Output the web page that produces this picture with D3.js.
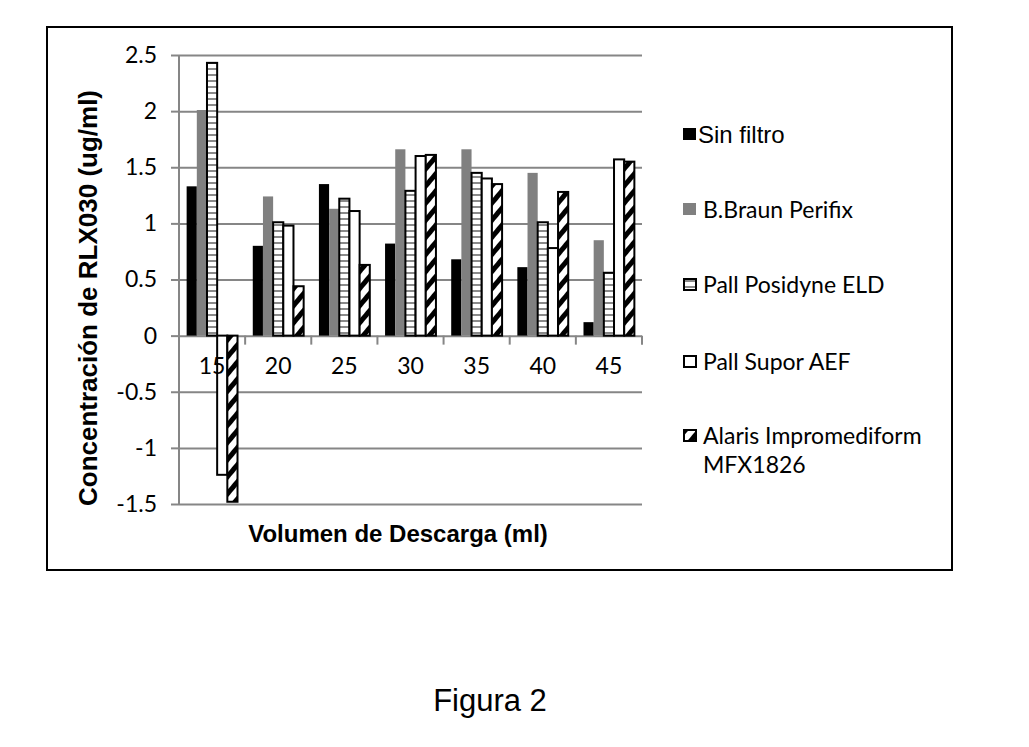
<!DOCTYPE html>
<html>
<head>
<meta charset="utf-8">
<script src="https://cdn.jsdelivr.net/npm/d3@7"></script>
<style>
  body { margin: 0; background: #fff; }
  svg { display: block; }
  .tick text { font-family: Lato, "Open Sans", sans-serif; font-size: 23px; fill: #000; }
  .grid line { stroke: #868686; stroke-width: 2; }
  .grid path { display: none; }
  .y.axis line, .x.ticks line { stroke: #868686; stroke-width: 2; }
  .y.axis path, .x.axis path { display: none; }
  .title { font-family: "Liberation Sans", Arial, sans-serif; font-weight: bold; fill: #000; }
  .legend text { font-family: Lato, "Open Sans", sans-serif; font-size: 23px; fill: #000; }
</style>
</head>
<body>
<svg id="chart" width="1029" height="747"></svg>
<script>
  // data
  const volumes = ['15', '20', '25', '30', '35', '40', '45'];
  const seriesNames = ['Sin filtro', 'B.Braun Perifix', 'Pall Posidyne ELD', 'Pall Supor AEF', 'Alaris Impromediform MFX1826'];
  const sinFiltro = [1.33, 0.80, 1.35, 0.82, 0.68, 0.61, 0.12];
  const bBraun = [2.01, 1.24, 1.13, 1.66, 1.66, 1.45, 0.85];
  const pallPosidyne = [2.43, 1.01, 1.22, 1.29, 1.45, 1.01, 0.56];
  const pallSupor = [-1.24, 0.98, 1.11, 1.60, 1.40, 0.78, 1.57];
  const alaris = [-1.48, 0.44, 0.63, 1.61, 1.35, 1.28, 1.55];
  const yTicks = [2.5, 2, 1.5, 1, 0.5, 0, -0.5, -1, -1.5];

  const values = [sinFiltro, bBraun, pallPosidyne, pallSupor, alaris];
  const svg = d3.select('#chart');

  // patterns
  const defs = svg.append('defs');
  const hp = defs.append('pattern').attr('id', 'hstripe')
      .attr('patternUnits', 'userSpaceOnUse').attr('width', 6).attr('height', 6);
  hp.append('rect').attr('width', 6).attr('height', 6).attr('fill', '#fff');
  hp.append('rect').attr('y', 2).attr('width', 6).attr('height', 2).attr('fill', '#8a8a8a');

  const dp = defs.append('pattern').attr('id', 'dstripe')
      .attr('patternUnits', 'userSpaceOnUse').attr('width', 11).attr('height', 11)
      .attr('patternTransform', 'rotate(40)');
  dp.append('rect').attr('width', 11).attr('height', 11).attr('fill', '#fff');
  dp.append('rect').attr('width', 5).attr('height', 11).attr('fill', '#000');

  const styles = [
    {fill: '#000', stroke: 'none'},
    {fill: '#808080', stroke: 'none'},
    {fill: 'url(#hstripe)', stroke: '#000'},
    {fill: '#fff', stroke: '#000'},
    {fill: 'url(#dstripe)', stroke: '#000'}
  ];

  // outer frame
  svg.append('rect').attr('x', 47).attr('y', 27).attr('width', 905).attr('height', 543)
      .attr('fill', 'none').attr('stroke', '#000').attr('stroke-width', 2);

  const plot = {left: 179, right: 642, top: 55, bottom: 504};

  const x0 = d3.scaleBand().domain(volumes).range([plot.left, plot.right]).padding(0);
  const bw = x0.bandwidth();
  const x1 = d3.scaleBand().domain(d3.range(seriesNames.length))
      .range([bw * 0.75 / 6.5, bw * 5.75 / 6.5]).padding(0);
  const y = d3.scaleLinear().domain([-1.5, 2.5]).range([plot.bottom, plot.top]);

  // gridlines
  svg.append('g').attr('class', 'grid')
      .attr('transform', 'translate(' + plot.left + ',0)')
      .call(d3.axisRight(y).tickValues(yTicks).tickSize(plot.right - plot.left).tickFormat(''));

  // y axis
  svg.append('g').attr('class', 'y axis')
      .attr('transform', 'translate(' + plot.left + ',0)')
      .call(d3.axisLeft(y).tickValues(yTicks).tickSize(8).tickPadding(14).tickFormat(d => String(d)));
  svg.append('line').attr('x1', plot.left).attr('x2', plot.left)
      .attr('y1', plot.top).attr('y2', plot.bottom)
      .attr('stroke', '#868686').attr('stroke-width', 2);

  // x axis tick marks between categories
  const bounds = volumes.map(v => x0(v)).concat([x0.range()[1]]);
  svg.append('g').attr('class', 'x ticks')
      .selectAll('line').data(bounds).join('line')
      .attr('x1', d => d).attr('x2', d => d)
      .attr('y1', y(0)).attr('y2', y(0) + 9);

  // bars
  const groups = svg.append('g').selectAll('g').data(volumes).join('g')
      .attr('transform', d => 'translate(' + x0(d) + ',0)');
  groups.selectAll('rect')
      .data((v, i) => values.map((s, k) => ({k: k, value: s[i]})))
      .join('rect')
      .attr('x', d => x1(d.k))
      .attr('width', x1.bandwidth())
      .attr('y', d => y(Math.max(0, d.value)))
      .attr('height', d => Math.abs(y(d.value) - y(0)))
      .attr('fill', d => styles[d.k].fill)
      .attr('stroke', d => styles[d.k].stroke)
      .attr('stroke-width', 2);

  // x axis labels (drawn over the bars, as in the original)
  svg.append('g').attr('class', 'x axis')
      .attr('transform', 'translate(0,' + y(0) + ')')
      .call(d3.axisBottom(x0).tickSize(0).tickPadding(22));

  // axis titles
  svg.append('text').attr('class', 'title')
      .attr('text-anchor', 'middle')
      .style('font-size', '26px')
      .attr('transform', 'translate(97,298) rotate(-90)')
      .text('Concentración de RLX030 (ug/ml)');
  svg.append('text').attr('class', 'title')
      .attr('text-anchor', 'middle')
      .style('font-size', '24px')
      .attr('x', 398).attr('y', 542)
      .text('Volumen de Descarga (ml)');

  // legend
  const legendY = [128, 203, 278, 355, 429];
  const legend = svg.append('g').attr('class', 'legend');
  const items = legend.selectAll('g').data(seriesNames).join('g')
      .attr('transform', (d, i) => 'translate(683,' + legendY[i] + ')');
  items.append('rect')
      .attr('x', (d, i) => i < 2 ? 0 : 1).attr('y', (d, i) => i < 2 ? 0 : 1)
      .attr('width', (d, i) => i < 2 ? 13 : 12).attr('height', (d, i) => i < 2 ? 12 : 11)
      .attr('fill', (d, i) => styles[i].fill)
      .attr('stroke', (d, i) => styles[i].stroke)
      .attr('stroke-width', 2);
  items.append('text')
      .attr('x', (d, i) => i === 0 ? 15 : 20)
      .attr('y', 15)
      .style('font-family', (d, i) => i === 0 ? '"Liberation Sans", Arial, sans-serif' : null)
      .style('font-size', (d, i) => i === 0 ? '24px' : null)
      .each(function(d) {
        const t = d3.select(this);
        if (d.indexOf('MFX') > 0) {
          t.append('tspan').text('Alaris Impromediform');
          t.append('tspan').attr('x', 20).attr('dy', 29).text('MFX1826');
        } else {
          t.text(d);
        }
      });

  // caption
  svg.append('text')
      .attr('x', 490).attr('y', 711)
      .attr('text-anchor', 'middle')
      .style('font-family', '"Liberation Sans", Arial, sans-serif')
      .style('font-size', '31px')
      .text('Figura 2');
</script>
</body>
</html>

__________________________________________________

* [Work to do]:
Every line above should be returned word for word, with the pictures left behind.

* [Solution]:
Output the web page that produces this picture with D3.js.
<!DOCTYPE html>
<html>
<head>
<meta charset="utf-8">
<script src="https://cdn.jsdelivr.net/npm/d3@7"></script>
<style>
  body { margin: 0; background: #fff; }
  svg { display: block; }
  .tick text { font-family: Lato, "Open Sans", sans-serif; font-size: 23px; fill: #000; }
  .grid line { stroke: #868686; stroke-width: 2; }
  .grid path { display: none; }
  .y.axis line, .x.ticks line { stroke: #868686; stroke-width: 2; }
  .y.axis path, .x.axis path { display: none; }
  .title { font-family: "Liberation Sans", Arial, sans-serif; font-weight: bold; fill: #000; }
  .legend text { font-family: Lato, "Open Sans", sans-serif; font-size: 23px; fill: #000; }
</style>
</head>
<body>
<svg id="chart" width="1029" height="747"></svg>
<script>
  // data
  const volumes = ['15', '20', '25', '30', '35', '40', '45'];
  const seriesNames = ['Sin filtro', 'B.Braun Perifix', 'Pall Posidyne ELD', 'Pall Supor AEF', 'Alaris Impromediform MFX1826'];
  const sinFiltro = [1.33, 0.80, 1.35, 0.82, 0.68, 0.61, 0.12];
  const bBraun = [2.01, 1.24, 1.13, 1.66, 1.66, 1.45, 0.85];
  const pallPosidyne = [2.43, 1.01, 1.22, 1.29, 1.45, 1.01, 0.56];
  const pallSupor = [-1.24, 0.98, 1.11, 1.60, 1.40, 0.78, 1.57];
  const alaris = [-1.48, 0.44, 0.63, 1.61, 1.35, 1.28, 1.55];
  const yTicks = [2.5, 2, 1.5, 1, 0.5, 0, -0.5, -1, -1.5];

  const values = [sinFiltro, bBraun, pallPosidyne, pallSupor, alaris];
  const svg = d3.select('#chart');

  // patterns
  const defs = svg.append('defs');
  const hp = defs.append('pattern').attr('id', 'hstripe')
      .attr('patternUnits', 'userSpaceOnUse').attr('width', 6).attr('height', 6);
  hp.append('rect').attr('width', 6).attr('height', 6).attr('fill', '#fff');
  hp.append('rect').attr('y', 2).attr('width', 6).attr('height', 2).attr('fill', '#8a8a8a');

  const dp = defs.append('pattern').attr('id', 'dstripe')
      .attr('patternUnits', 'userSpaceOnUse').attr('width', 11).attr('height', 11)
      .attr('patternTransform', 'rotate(40)');
  dp.append('rect').attr('width', 11).attr('height', 11).attr('fill', '#fff');
  dp.append('rect').attr('width', 5).attr('height', 11).attr('fill', '#000');

  const styles = [
    {fill: '#000', stroke: 'none'},
    {fill: '#808080', stroke: 'none'},
    {fill: 'url(#hstripe)', stroke: '#000'},
    {fill: '#fff', stroke: '#000'},
    {fill: 'url(#dstripe)', stroke: '#000'}
  ];

  // outer frame
  svg.append('rect').attr('x', 47).attr('y', 27).attr('width', 905).attr('height', 543)
      .attr('fill', 'none').attr('stroke', '#000').attr('stroke-width', 2);

  const plot = {left: 179, right: 642, top: 55, bottom: 504};

  const x0 = d3.scaleBand().domain(volumes).range([plot.left, plot.right]).padding(0);
  const bw = x0.bandwidth();
  const x1 = d3.scaleBand().domain(d3.range(seriesNames.length))
      .range([bw * 0.75 / 6.5, bw * 5.75 / 6.5]).padding(0);
  const y = d3.scaleLinear().domain([-1.5, 2.5]).range([plot.bottom, plot.top]);

  // gridlines
  svg.append('g').attr('class', 'grid')
      .attr('transform', 'translate(' + plot.left + ',0)')
      .call(d3.axisRight(y).tickValues(yTicks).tickSize(plot.right - plot.left).tickFormat(''));

  // y axis
  svg.append('g').attr('class', 'y axis')
      .attr('transform', 'translate(' + plot.left + ',0)')
      .call(d3.axisLeft(y).tickValues(yTicks).tickSize(8).tickPadding(14).tickFormat(d => String(d)));
  svg.append('line').attr('x1', plot.left).attr('x2', plot.left)
      .attr('y1', plot.top).attr('y2', plot.bottom)
      .attr('stroke', '#868686').attr('stroke-width', 2);

  // x axis tick marks between categories
  const bounds = volumes.map(v => x0(v)).concat([x0.range()[1]]);
  svg.append('g').attr('class', 'x ticks')
      .selectAll('line').data(bounds).join('line')
      .attr('x1', d => d).attr('x2', d => d)
      .attr('y1', y(0)).attr('y2', y(0) + 9);

  // bars
  const groups = svg.append('g').selectAll('g').data(volumes).join('g')
      .attr('transform', d => 'translate(' + x0(d) + ',0)');
  groups.selectAll('rect')
      .data((v, i) => values.map((s, k) => ({k: k, value: s[i]})))
      .join('rect')
      .attr('x', d => x1(d.k))
      .attr('width', x1.bandwidth())
      .attr('y', d => y(Math.max(0, d.value)))
      .attr('height', d => Math.abs(y(d.value) - y(0)))
      .attr('fill', d => styles[d.k].fill)
      .attr('stroke', d => styles[d.k].stroke)
      .attr('stroke-width', 2);

  // x axis labels (drawn over the bars, as in the original)
  svg.append('g').attr('class', 'x axis')
      .attr('transform', 'translate(0,' + y(0) + ')')
      .call(d3.axisBottom(x0).tickSize(0).tickPadding(22));

  // axis titles
  svg.append('text').attr('class', 'title')
      .attr('text-anchor', 'middle')
      .style('font-size', '26px')
      .attr('transform', 'translate(97,298) rotate(-90)')
      .text('Concentración de RLX030 (ug/ml)');
  svg.append('text').attr('class', 'title')
      .attr('text-anchor', 'middle')
      .style('font-size', '24px')
      .attr('x', 398).attr('y', 542)
      .text('Volumen de Descarga (ml)');

  // legend
  const legendY = [128, 203, 278, 355, 429];
  const legend = svg.append('g').attr('class', 'legend');
  const items = legend.selectAll('g').data(seriesNames).join('g')
      .attr('transform', (d, i) => 'translate(683,' + legendY[i] + ')');
  items.append('rect')
      .attr('x', (d, i) => i < 2 ? 0 : 1).attr('y', (d, i) => i < 2 ? 0 : 1)
      .attr('width', (d, i) => i < 2 ? 13 : 12).attr('height', (d, i) => i < 2 ? 12 : 11)
      .attr('fill', (d, i) => styles[i].fill)
      .attr('stroke', (d, i) => styles[i].stroke)
      .attr('stroke-width', 2);
  items.append('text')
      .attr('x', (d, i) => i === 0 ? 15 : 20)
      .attr('y', 15)
      .style('font-family', (d, i) => i === 0 ? '"Liberation Sans", Arial, sans-serif' : null)
      .style('font-size', (d, i) => i === 0 ? '24px' : null)
      .each(function(d) {
        const t = d3.select(this);
        if (d.indexOf('MFX') > 0) {
          t.append('tspan').text('Alaris Impromediform');
          t.append('tspan').attr('x', 20).attr('dy', 29).text('MFX1826');
        } else {
          t.text(d);
        }
      });

  // caption
  svg.append('text')
      .attr('x', 490).attr('y', 711)
      .attr('text-anchor', 'middle')
      .style('font-family', '"Liberation Sans", Arial, sans-serif')
      .style('font-size', '31px')
      .text('Figura 2');
</script>
</body>
</html>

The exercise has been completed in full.